Are you staying up to date on the latest health food trends? There really aren’t any “new” foods, but plenty are “new to us.” For instance, kale, Greek yogurt and chia are ancient foods that have become trendy. They went from superfood status to packaged items like cheesy nacho kale chips, sugar-laden Greek yogurt with lots of flavor options and chocolate chunk Oreo chia pudding. Not cool and definitely not healthy.
Below are five health foods that will help you up your game—and have yet to be drenched in sugar and salt and parked in the snack food aisle.
1. Black Rice
Black rice, also known as forbidden rice, is a rare grain that is gaining popularity in America after being a staple in Asian culture for years. This used to be the food of royalty in China. Now you can get it at your local health food store.
This naturally gluten-free grain is incredibly high in fiber, protein and antioxidants. Compared to other popular rice variations (brown, white and red), black rice is highest in protein and fiber. Only red rice has more iron, by half a gram.
Bottom line: black rice is legit. You can purchase it at most health food stores and many local supermarkets with a health food section. It’s becoming more popular in the U.S., and I expect it to be one of the top trending foods in 2016.
I swap it for brown or white rice every now and then for a nice change of flavor.
2. Maca Root
Maca root packs a powerful punch. A distant relative of broccoli, maca is grown in high altitude regions of the world, especially in South America.
Maca root is a great mood booster, providing a nice kick of energy almost immediately after consumption. It also provides natural antioxidants that can help keep your “bad” cholesterol down and rid your body of harmful toxins and diseases.
I prefer my maca root in powder form. It’s nearly tasteless, and you don’t need more than a single tablespoon per day. We still have much to learn about serving sizes, side effects (no negative side effects are known at this time) and other benefits, but adding a pinch of this to your morning shake will pay dividends.
Skyr has a funny name, but the benefits of this Icelandic dish are serious business. Skyr is like a mix between Greek yogurt and cottage cheese. It’s a cultured product made from skim milk that has been a staple in Iceland for thousands of years.
Oddly enough, I found myself traveling to Iceland not too long ago. I admit that Skyr was one of the better native dishes I tried. It sure beats puffin and fermented shark, which I would not recommend to anyone!
Although Skyr is more of a cheese, American marketers present this new health food product as a yogurt.
Skyr is very high in protein, has just enough healthy fats and is low in sugar. It’s something you can eat any time of day. It can be sweet or savory.

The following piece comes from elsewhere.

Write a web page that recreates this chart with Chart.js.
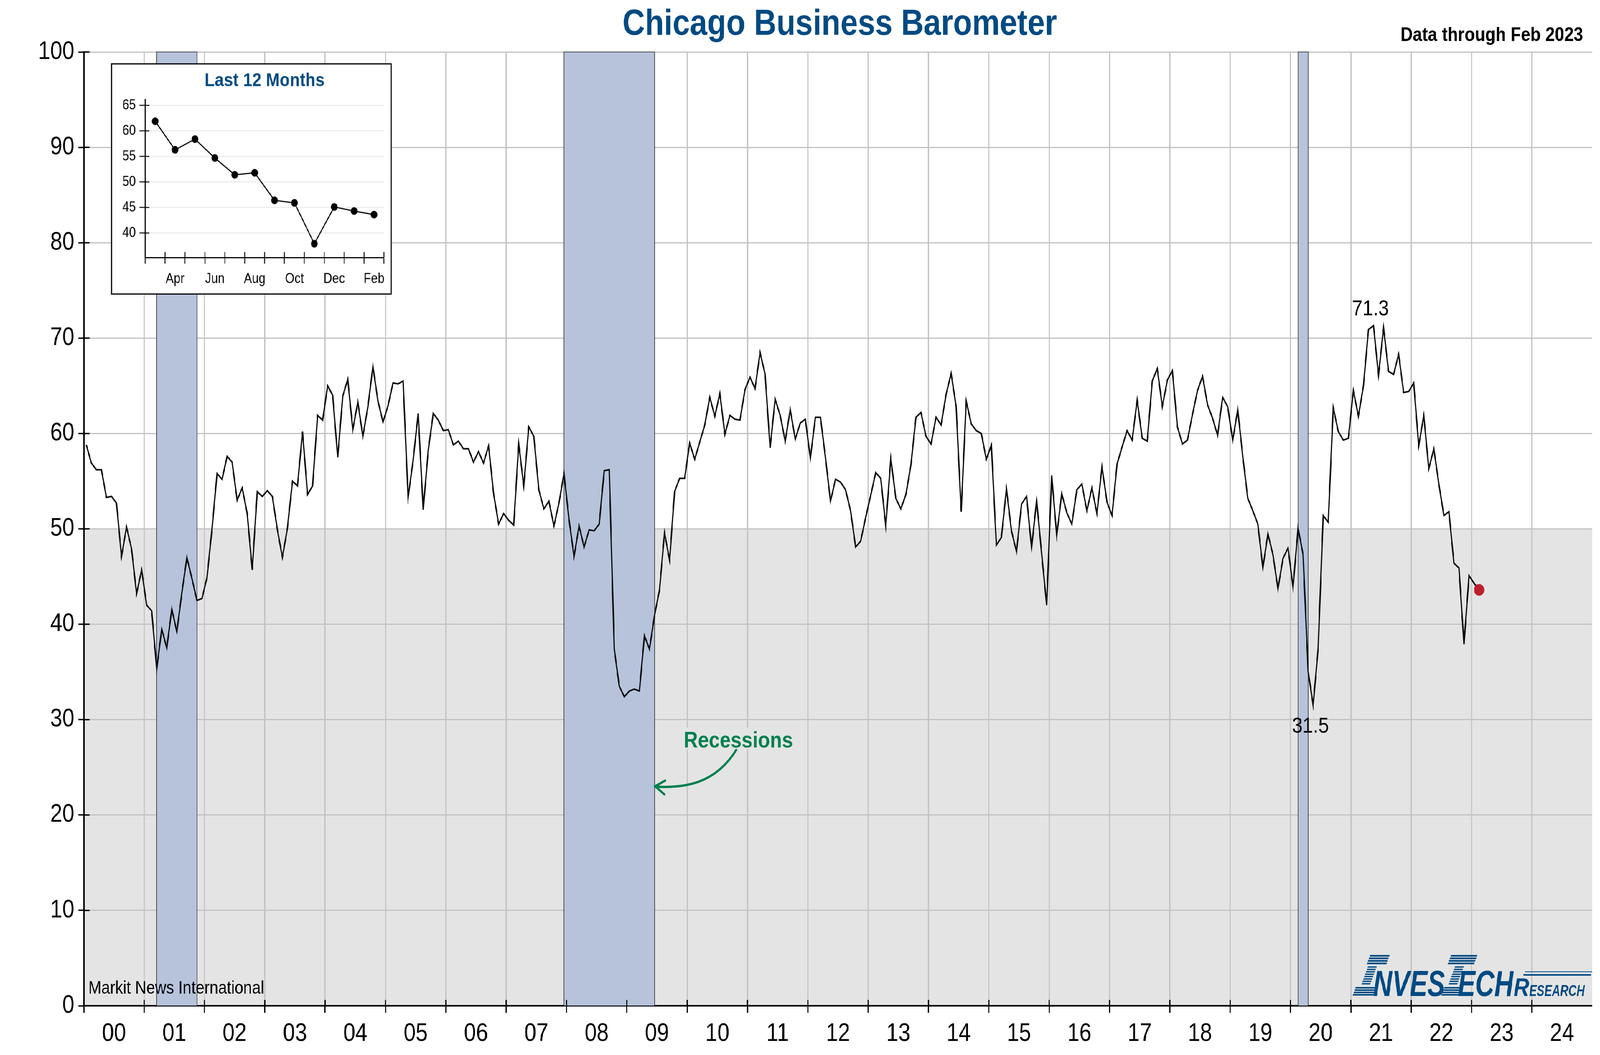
<!DOCTYPE html>
<html><head><meta charset="utf-8">
<style>
html,body{margin:0;padding:0;background:#fff;overflow:hidden}
#wrap{position:absolute;left:0;top:0;width:4725px;height:2700px;transform-origin:0 0}
#main{position:absolute;left:0;top:0}
#inset{position:absolute;left:328px;top:162px;box-sizing:border-box;border:3px solid #000;background:#fff}
</style>
<script src="https://cdn.jsdelivr.net/npm/chart.js@4/dist/chart.umd.min.js"></script>
</head><body>
<div id="wrap"><canvas id="main" width="4725" height="2700"></canvas><canvas id="inset" width="829" height="592"></canvas></div>
<script>
// The window can be smaller than the chart's 4725x2700 layout: fit the whole chart into it.
document.getElementById('wrap').style.transform = 'scale(' + (innerWidth / 4725) + ',' + (innerHeight / 2700) + ')';
const yearLabels = ['00','01','02','03','04','05','06','07','08','09','10','11','12','13','14','15','16','17','18','19','20','21','22','23','24'];
const monthNames = ['Jan','Feb','Mar','Apr','May','Jun','Jul','Aug','Sep','Oct','Nov','Dec'];
const barometer = [
58.8,56.9,56.2,56.2,53.3,53.4,52.7,47.1,50.2,47.9,43.2,45.7,
42.0,41.4,35.3,39.5,37.5,41.6,39.2,43.3,47.0,44.8,42.5,42.7,
44.9,50.0,55.8,55.2,57.6,57.0,53.0,54.3,51.6,45.7,53.9,53.4,
54.0,53.4,49.9,47.0,50.1,55.0,54.5,60.2,53.6,54.5,61.9,61.4,
65.0,64.0,57.5,63.9,65.7,60.4,63.3,59.7,62.8,67.0,63.4,61.2,
62.9,65.3,65.2,65.5,53.3,57.2,62.1,52.0,58.2,62.1,61.4,60.3,
60.4,58.8,59.2,58.4,58.4,57.0,58.1,56.9,58.7,53.7,50.5,51.6,
50.9,50.4,58.9,54.5,60.7,59.7,54.1,52.1,52.9,50.3,52.7,55.8,
51.0,47.1,50.3,48.1,49.9,49.8,50.5,56.1,56.2,37.4,33.5,32.4,
33.0,33.2,33.0,38.8,37.4,40.9,43.6,49.6,46.7,53.9,55.3,55.3,
59.0,57.3,59.1,60.9,63.8,61.8,64.2,59.9,61.9,61.5,61.4,64.6,
65.9,64.7,68.5,66.2,58.5,63.6,61.9,59.2,62.5,59.4,61.1,61.5,
57.4,61.7,61.7,57.5,52.9,55.2,54.9,54.1,51.9,48.1,48.7,51.2,
53.5,55.9,55.3,50.3,57.4,53.2,52.1,53.6,56.7,61.7,62.2,59.7,
58.9,61.7,60.9,64.1,66.3,62.8,51.8,63.4,61.0,60.3,60.0,57.3,
58.8,48.3,49.1,54.2,49.8,47.6,52.6,53.4,48.0,53.0,47.4,42.0,
55.6,49.3,53.7,51.7,50.5,54.1,54.7,51.9,54.3,51.6,56.5,52.8,
51.4,56.8,58.6,60.3,59.3,63.5,59.5,59.2,65.5,66.8,62.8,65.6,
66.6,60.7,58.9,59.3,62.0,64.5,66.0,63.0,61.6,59.8,63.8,62.8,
59.3,62.5,57.6,53.2,51.9,50.5,45.9,49.5,47.3,43.7,46.9,48.0,
43.9,50.1,47.3,35.1,31.5,37.5,51.4,50.7,62.7,60.2,59.3,59.5,
64.5,61.8,65.0,70.9,71.3,66.1,71.1,66.5,66.2,68.3,64.3,64.4,
65.3,58.7,61.9,56.3,58.4,54.7,51.4,51.8,46.4,45.9,37.9,45.1,
44.3,43.6];
const recessionStart = [14, 95, 241];
const recessionEnd = [22, 113, 243];
const insetLabels = ['Mar','Apr','May','Jun','Jul','Aug','Sep','Oct','Nov','Dec','Jan','Feb'];
const insetValues = barometer.slice(-12);
const monthLabels = yearLabels.flatMap(y => monthNames.map(m => m + ' ' + y));
const peakValue = 71.3, troughValue = 31.5;

const FONT = '"Liberation Sans", Arial, sans-serif';
const NAVY = '#004a82', GREEN = '#00804f', GRID = '#c2c2c2';

function put(ctx, s, x, y, font, color, align) {
  ctx.font = font; ctx.fillStyle = color; ctx.textAlign = align || 'left'; ctx.textBaseline = 'alphabetic';
  ctx.fillText(s, x, y);
}
function fitText(ctx, s, x, y, w, font, color) {
  ctx.save(); ctx.font = font;
  const m = ctx.measureText(s).width;
  ctx.translate(x, y); ctx.scale(w / m, 1);
  ctx.fillStyle = color; ctx.textAlign = 'left'; ctx.textBaseline = 'alphabetic';
  ctx.fillText(s, 0, 0); ctx.restore();
}
const SK = 0.42;
function stripes(ctx, xBase, w, top, bottom, n, gapRatio) {
  const base = 2549, h = (bottom - top) / n;
  for (let k = 0; k < n; k++) {
    const y0 = top + k * h, y1 = y0 + h * (1 - gapRatio);
    ctx.beginPath();
    ctx.moveTo(xBase + (base - y0) * SK, y0);
    ctx.lineTo(xBase + w + (base - y0) * SK, y0);
    ctx.lineTo(xBase + w + (base - y1) * SK, y1);
    ctx.lineTo(xBase + (base - y1) * SK, y1);
    ctx.closePath(); ctx.fill();
  }
}
function drawLogo(ctx) {
  ctx.save(); ctx.fillStyle = NAVY;
  stripes(ctx, 4002, 58, 2444, 2470, 4, .33);
  stripes(ctx, 4008, 26, 2473, 2522, 8, .42);
  stripes(ctx, 3994, 64, 2526, 2550, 4, .33);
  stripes(ctx, 4241, 78, 2444, 2470, 4, .33);
  stripes(ctx, 4265, 26, 2473, 2522, 8, .42);
  stripes(ctx, 4256, 52, 2526, 2550, 4, .33);
  ctx.fillRect(4503, 2486, 199, 2);
  ctx.fillRect(4499, 2493, 200, 4);
  fitText(ctx, 'NVES', 4055, 2549, 212, 'italic bold 92px ' + FONT, NAVY);
  fitText(ctx, 'ECH', 4305, 2549, 164, 'italic bold 92px ' + FONT, NAVY);
  fitText(ctx, 'R', 4470, 2549, 46, 'italic bold 64px ' + FONT, NAVY);
  fitText(ctx, 'ESEARCH', 4516, 2549, 164, 'italic bold 40px ' + FONT, NAVY);
  ctx.restore();
}
function drawArrow(ctx, x, y) {
  const tipX = x.getPixelForValue(113), tipY = y.getPixelForValue(23.05);
  ctx.save();
  ctx.strokeStyle = GREEN; ctx.lineWidth = 6; ctx.lineCap = 'butt';
  ctx.beginPath();
  ctx.moveTo(tipX + 243, tipY - 94);
  ctx.bezierCurveTo(tipX + 180, tipY - 5, tipX + 90, tipY + 6, tipX + 2, tipY + 2);
  ctx.stroke();
  ctx.lineWidth = 6;
  ctx.beginPath();
  ctx.moveTo(tipX + 34, tipY - 15);
  ctx.lineTo(tipX + 2, tipY + 1);
  ctx.lineTo(tipX + 31, tipY + 23);
  ctx.stroke();
  ctx.restore();
}

const underlay = {
  id: 'underlay',
  beforeDraw(chart) {
    const { ctx, chartArea: a, scales: { y } } = chart;
    const y50 = y.getPixelForValue(50);
    ctx.save(); ctx.fillStyle = '#e4e4e4';
    ctx.fillRect(a.left, y50, a.right - a.left, a.bottom - y50);
    ctx.restore();
  },
  beforeDatasetsDraw(chart) {
    const { ctx, chartArea: a, scales: { x } } = chart;
    ctx.save();
    recessionStart.forEach((s, i) => {
      const x0 = x.getPixelForValue(s), x1 = x.getPixelForValue(recessionEnd[i]);
      ctx.fillStyle = '#b6c3db';
      ctx.fillRect(x0, a.top, x1 - x0, a.bottom - a.top);
      ctx.strokeStyle = '#222'; ctx.lineWidth = 1.5;
      ctx.strokeRect(x0, a.top, x1 - x0, a.bottom - a.top);
    });
    ctx.restore();
  },
  afterDraw(chart) {
    const { ctx, scales: { x, y } } = chart;
    ctx.save(); ctx.strokeStyle = '#000'; ctx.lineWidth = 3.5;
    ctx.beginPath();
    y.ticks.forEach(t => { const p = y.getPixelForValue(t.value); ctx.moveTo(y.right, p); ctx.lineTo(y.right + 17, p); });
    for (let i = 0; i < 300; i += 12) { const p = x.getPixelForValue(i - 0.5); ctx.moveTo(p, x.top); ctx.lineTo(p, x.top - 15); }
    ctx.stroke();
    put(ctx, 'Chicago Business Barometer', 1838, 89, 'bold 92px ' + FONT, NAVY);
    put(ctx, 'Data through Feb 2023', 4675, 105, 'bold 50px ' + FONT, '#000', 'right');
    put(ctx, 'Markit News International', 261, 2543, '46px ' + FONT, '#000');
    const n = barometer.indexOf(peakValue), m = barometer.indexOf(troughValue);
    put(ctx, String(peakValue), x.getPixelForValue(n) - 9, y.getPixelForValue(peakValue) - 27, '56px ' + FONT, '#000', 'center');
    put(ctx, String(troughValue), x.getPixelForValue(m) - 8, y.getPixelForValue(troughValue) + 70, '56px ' + FONT, '#000', 'center');
    ctx.fillStyle = '#e4e4e4'; ctx.fillRect(2015, 1862, 330, 56);
    put(ctx, 'Recessions', 2019, 1913, 'bold 58px ' + FONT, GREEN);
    drawArrow(ctx, x, y);
    drawLogo(ctx);
    ctx.restore();
  }
};

new Chart(document.getElementById('main'), {
  type: 'line',
  plugins: [underlay],
  data: {
    labels: monthLabels,
    datasets: [{
      data: barometer,
      borderColor: '#0a0a0a', borderWidth: 4, tension: 0, fill: false,
      pointRadius: c => c.dataIndex === barometer.length - 1 ? 15 : 0,
      pointBackgroundColor: '#be1e2d', pointBorderWidth: 0, borderJoinStyle: 'miter'
    }]
  },
  options: {
    responsive: false, animation: false, devicePixelRatio: 1,
    layout: { padding: { top: 133, right: 23, left: 0, bottom: 0 } },
    plugins: { legend: { display: false }, tooltip: { enabled: false } },
    scales: {
      x: {
        type: 'category', offset: true,
        afterFit: s => { s.height = 126; },
        border: { display: true, color: '#000', width: 4 },
        grid: {
          offset: true, tickLength: 18,
          color: c => c.index % 12 === 0 && c.index > 0 ? GRID : 'transparent',
          lineWidth: c => c.index % 12 === 0 && c.index > 0 ? 3.5 : 0,
          tickColor: c => c.index % 12 === 0 ? '#000' : 'transparent',
          tickWidth: c => c.index % 12 === 0 ? 3.5 : 0
        },
        ticks: {
          autoSkip: false, maxRotation: 0, minRotation: 0, color: '#000', padding: 16,
          font: { family: FONT, size: 64 }, labelOffset: -7.42,
          callback: (v, i) => i % 12 === 6 ? yearLabels[(i - 6) / 12] : ''
        }
      },
      y: {
        min: 0, max: 100,
        afterFit: s => { s.width = 247.5; },
        border: { display: true, color: '#000', width: 4 },
        grid: { color: GRID, lineWidth: 3, tickLength: 16, tickColor: '#000', tickWidth: 3.5 },
        ticks: { stepSize: 10, color: '#000', padding: 12, font: { family: FONT, size: 64 } }
      }
    }
  }
});

const insetDecor = {
  id: 'insetDecor',
  afterDraw(chart) {
    const { ctx, scales: { x, y } } = chart;
    ctx.save(); ctx.strokeStyle = '#000'; ctx.lineWidth = 2.5;
    ctx.beginPath();
    y.ticks.forEach(t => { const p = y.getPixelForValue(t.value); ctx.moveTo(y.right, p); ctx.lineTo(y.right + 12.5, p); });
    for (let i = 0; i <= 12; i++) { const p = x.getPixelForValue(i - 0.5); ctx.moveTo(p, x.top); ctx.lineTo(p, x.top - 14); }
    ctx.stroke();
    put(ctx, 'Last 12 Months', (x.left + x.right) / 2, 56, 'bold 49px ' + FONT, NAVY, 'center');
    ctx.restore();
  }
};
new Chart(document.getElementById('inset'), {
  type: 'line',
  plugins: [insetDecor],
  data: {
    labels: insetLabels,
    datasets: [{
      data: insetValues, borderColor: '#000', borderWidth: 3, tension: 0, fill: false,
      pointRadius: 10, pointBackgroundColor: '#000', pointBorderWidth: 0
    }]
  },
  options: {
    responsive: false, animation: false, devicePixelRatio: 1,
    layout: { padding: { top: 90, right: 20, left: 0, bottom: 0 } },
    plugins: { legend: { display: false }, tooltip: { enabled: false } },
    scales: {
      x: {
        type: 'category', offset: true,
        afterFit: s => { s.height = 93; },
        border: { display: true, color: '#000', width: 3 },
        grid: { offset: true, drawOnChartArea: false, tickLength: 16, tickColor: '#000', tickWidth: 2.5 },
        ticks: {
          autoSkip: false, maxRotation: 0, minRotation: 0, color: '#000', padding: 18,
          font: { family: FONT, size: 36 },
          callback: function (v, i) { return i % 2 === 1 ? insetLabels[i] : ''; }
        }
      },
      y: {
        min: 35.2, max: 66.2,
        afterFit: s => { s.width = 98.5; },
        border: { display: true, color: '#000', width: 3 },
        grid: { color: '#ececec', lineWidth: 3, tickLength: 17, tickColor: '#000', tickWidth: 2.5 },
        ticks: { stepSize: 5, includeBounds: false, color: '#000', padding: 11, font: { family: FONT, size: 36 } }
      }
    }
  }
});
</script>
</body></html>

Sushi, anyone? Seaweed is buzzing right now and for good reason. Eating these oceanic greens provides numerous benefits.
Long before Kim and Kanye decided to name their daughter North (a.k.a. Nori), we had been wrapping delicious sushi rolls with a nutritious sea plant called Nori. Packed with iodine, calcium, fish oil and iron, Nori—and most other popular seaweeds—is a great addition to any soup or salad. Also, dried seaweed can replace tortilla chips or potato chips, and they make great snacks for airplane travel.
Two other sea plants that I enjoy are spirulina and chlorella. These are smaller algae from the ocean, and both come in a pulverized powder form that you can mix into shakes (to disguise the semi-unpleasant taste). You can also take them as capsules.
All of these seaweeds/algae are nutrient-rich and great for immune health, as they come loaded with healthy bacteria to protect your gut.
5. Hemp Seeds
Last but not least are hemp seeds, the seeds of the cannabis sativa plant. Yes, they are the same species as marijuana. No, you won’t feel the drug-like effects caused by marijuana. Hemp seeds contain little or no THC, which is the compound that causes those effects.
Hemp seeds are very high in protein for such a small seed, with about 25 percent of their calories coming from protein. Hemp seeds are also rich in Omega 3, 6 and 9 fatty acids which are essential for optimal health.
Hemp seeds can be eaten whole or shelled as a snack by the spoonful, added to Skyr, added to a shake or replace whey as a base for a protein shake, used as a salad topping or even liquefied into hemp milk. Add 1 to 3 tablespoons of these nourishing seeds to your diet.